§ **Goal**
Print the lines of the listing below verbatim from its first line through the line bearing "PPM_STEP = -0.005". Any pictures are to be omitted.
##############################
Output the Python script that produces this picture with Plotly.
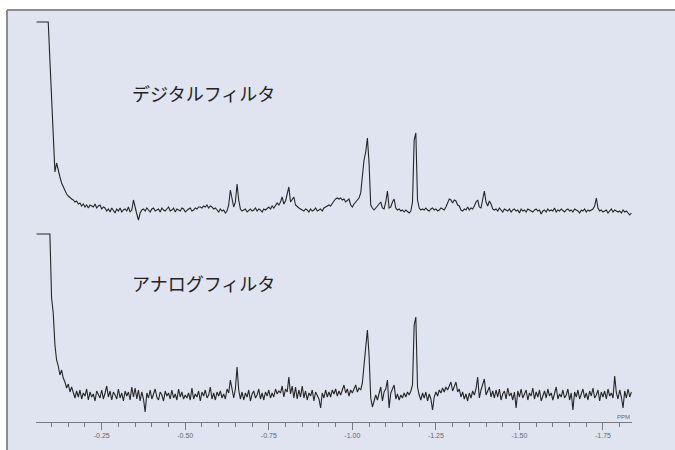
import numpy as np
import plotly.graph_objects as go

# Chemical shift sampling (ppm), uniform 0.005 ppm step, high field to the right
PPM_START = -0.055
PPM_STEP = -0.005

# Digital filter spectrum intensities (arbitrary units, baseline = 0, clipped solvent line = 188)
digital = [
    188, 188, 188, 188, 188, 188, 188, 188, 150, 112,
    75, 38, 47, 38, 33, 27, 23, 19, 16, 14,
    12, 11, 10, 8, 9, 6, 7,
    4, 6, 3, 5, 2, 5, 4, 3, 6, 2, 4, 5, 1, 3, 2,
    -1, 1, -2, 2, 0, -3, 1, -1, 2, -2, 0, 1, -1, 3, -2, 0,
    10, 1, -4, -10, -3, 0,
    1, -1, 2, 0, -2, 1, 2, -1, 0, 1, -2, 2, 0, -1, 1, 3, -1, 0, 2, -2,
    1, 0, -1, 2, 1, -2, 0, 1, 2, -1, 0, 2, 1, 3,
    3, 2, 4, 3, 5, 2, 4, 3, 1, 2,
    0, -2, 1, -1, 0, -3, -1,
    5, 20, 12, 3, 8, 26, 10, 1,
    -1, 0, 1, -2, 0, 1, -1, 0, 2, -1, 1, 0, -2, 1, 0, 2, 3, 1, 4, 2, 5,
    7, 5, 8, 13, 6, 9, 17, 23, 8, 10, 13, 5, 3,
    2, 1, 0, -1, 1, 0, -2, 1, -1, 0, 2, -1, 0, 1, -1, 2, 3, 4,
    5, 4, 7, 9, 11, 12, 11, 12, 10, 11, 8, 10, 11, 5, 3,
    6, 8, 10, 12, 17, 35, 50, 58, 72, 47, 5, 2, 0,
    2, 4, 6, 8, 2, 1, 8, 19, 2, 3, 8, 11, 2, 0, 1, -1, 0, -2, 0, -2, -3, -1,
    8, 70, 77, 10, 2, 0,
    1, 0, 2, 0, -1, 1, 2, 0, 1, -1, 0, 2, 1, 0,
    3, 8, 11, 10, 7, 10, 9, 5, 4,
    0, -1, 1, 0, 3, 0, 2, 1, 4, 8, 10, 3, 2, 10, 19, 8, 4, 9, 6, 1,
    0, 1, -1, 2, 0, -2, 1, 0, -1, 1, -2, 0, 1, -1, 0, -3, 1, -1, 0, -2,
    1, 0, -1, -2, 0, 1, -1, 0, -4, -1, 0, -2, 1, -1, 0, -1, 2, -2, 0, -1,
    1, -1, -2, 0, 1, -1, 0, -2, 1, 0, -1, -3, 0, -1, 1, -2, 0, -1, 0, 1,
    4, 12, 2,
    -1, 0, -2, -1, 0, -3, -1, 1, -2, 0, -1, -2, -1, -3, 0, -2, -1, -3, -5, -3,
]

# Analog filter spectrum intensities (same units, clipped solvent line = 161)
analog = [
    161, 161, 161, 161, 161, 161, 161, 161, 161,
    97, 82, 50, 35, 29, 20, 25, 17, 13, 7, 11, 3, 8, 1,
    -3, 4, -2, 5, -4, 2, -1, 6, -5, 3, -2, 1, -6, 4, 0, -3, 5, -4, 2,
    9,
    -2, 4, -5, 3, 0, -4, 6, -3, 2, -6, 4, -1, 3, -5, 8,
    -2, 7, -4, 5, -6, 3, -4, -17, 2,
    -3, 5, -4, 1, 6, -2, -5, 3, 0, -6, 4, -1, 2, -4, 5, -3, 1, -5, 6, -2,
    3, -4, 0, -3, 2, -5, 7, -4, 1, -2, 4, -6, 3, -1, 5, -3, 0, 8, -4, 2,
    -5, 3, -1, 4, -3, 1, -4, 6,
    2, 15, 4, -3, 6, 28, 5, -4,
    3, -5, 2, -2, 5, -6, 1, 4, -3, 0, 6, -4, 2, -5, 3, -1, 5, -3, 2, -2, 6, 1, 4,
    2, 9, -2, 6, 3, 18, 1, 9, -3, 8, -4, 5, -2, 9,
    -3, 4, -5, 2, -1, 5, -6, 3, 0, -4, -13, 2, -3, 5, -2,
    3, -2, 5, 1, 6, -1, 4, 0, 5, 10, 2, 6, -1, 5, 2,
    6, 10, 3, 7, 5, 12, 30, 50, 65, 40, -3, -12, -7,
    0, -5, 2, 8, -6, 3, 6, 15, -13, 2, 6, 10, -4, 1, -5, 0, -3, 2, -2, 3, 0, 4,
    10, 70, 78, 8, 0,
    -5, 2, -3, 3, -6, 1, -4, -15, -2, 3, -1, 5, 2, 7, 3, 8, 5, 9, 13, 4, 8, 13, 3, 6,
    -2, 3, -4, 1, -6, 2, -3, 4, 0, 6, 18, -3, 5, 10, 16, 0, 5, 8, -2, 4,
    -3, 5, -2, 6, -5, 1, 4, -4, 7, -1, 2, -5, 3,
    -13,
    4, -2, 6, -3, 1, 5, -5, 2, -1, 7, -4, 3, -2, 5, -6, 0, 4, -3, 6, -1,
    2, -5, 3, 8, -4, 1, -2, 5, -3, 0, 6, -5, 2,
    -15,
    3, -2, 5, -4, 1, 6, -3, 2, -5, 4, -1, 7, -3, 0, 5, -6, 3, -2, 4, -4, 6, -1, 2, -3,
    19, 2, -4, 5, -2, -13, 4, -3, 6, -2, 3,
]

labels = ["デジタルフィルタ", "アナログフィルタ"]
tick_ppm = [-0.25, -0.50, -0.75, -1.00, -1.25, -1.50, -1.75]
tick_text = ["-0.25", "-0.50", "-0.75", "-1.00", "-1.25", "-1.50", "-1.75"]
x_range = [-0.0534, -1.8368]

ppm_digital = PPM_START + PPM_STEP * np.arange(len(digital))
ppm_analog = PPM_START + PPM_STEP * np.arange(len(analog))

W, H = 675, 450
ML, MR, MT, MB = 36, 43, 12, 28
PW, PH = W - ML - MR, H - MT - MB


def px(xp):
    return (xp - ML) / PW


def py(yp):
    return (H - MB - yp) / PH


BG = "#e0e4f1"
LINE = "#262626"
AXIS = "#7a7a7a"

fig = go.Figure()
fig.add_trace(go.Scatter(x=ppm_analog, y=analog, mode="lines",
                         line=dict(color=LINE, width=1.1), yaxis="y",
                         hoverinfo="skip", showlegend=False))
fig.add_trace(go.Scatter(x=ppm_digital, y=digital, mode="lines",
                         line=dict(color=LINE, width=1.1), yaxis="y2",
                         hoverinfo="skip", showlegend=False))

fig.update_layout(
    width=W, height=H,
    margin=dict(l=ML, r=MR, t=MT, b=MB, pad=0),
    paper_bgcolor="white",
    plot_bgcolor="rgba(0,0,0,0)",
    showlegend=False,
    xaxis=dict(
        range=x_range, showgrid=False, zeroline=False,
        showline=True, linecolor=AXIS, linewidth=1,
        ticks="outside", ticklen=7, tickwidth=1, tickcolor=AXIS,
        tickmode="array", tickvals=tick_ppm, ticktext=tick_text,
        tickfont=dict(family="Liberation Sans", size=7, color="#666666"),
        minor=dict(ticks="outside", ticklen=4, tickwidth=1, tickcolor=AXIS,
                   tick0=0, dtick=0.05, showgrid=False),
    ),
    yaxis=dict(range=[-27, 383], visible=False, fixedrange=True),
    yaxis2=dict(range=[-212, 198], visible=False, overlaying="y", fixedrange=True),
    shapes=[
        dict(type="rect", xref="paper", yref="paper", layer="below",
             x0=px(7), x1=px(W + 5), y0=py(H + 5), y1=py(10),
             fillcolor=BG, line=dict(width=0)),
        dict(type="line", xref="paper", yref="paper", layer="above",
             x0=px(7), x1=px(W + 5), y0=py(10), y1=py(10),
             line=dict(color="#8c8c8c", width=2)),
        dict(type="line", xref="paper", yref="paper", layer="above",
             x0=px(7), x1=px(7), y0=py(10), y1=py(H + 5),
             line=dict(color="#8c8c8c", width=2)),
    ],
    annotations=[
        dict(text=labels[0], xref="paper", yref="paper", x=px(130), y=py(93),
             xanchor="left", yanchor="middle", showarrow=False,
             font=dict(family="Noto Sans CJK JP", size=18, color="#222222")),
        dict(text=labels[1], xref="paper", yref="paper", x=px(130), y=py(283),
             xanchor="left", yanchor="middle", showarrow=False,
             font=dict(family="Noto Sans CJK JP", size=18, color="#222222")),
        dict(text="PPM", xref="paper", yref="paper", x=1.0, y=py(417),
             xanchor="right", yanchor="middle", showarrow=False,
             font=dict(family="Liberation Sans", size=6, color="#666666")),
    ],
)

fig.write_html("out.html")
##############################
§ **Response to this exercise**
Output the Python script that produces this picture with Plotly.
import numpy as np
import plotly.graph_objects as go

# Chemical shift sampling (ppm), uniform 0.005 ppm step, high field to the right
PPM_START = -0.055
PPM_STEP = -0.005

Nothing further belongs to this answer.